I believe I'm on the verge of an anxiety attack. My baby, Talulah... is in position, her head is down and her butt is up...and her cute little feet or some part of her body are stuck in my ribs or hips. I feel immobile. I can not drive any where. It's to uncomfortable, so it's not safe. I defiantly can't drive leaning like a cholo. I feel like a oopa loopa. REALLY! I am 5 foot 1 and all this weight is.....well weighing me down. I am out of breath just walking down the street. I am having irregular contractions. But man, weeks of contractions is tiring. and YES I know the difference between Braxton Hicks!

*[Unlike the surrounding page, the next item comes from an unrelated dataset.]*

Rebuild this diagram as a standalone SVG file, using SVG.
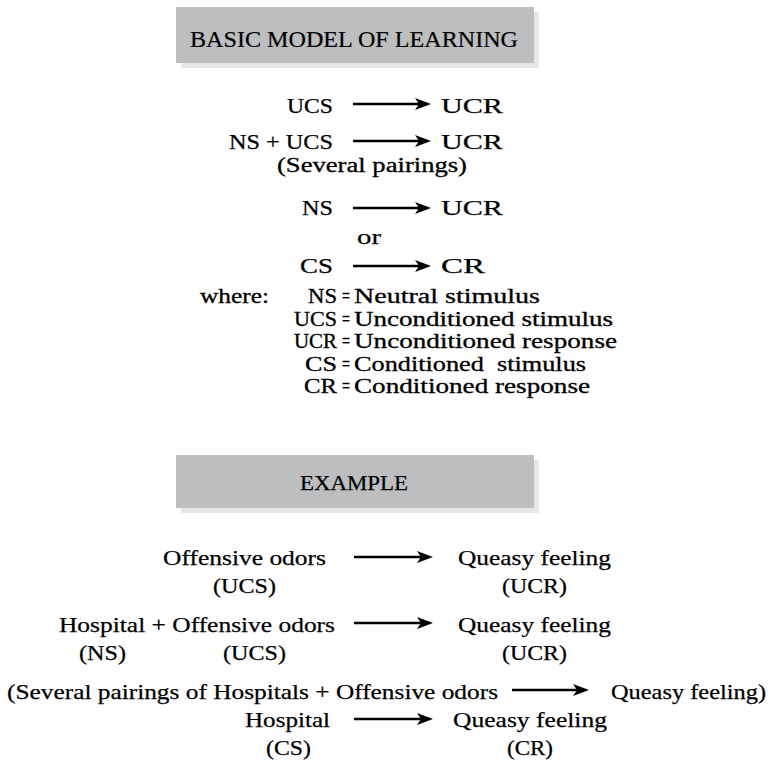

Not to mention my family. I am constantly being yelled at to rest. Ya, that's real calming. Also I have the pressure of giving birth. I have my husband home for the rest of the week, after Friday he goes back to work and won't be home or able to be their with me when the time comes to deliver. My mom is leaving back to Utah Wednesday my grandmother comes in Tuesday and someone has to stay with the kiddo's while I'm in labor. Plus all the friends I have who were not working when I first got pregnant, now all have jobs. First I thought I could give birth all by my self. However the closer the time gets (or not) I'm getting anxious and scared to be by my self. I never thought I would be afraid to do this by myself. I've given birth three times before. I really don't want to be alone during labor. I was alone a lot during this pregnancy.

My mom asked me when I thought the baby is coming. I had to tell her honestly I really don't know. She just cried. "The baby is not coming out because of me". That's what she said. Every one around me is an emotional wreck and I have to be the calm during the storm to keep them all together, when all I really want to do is sit in my room and cry until Talulah come out.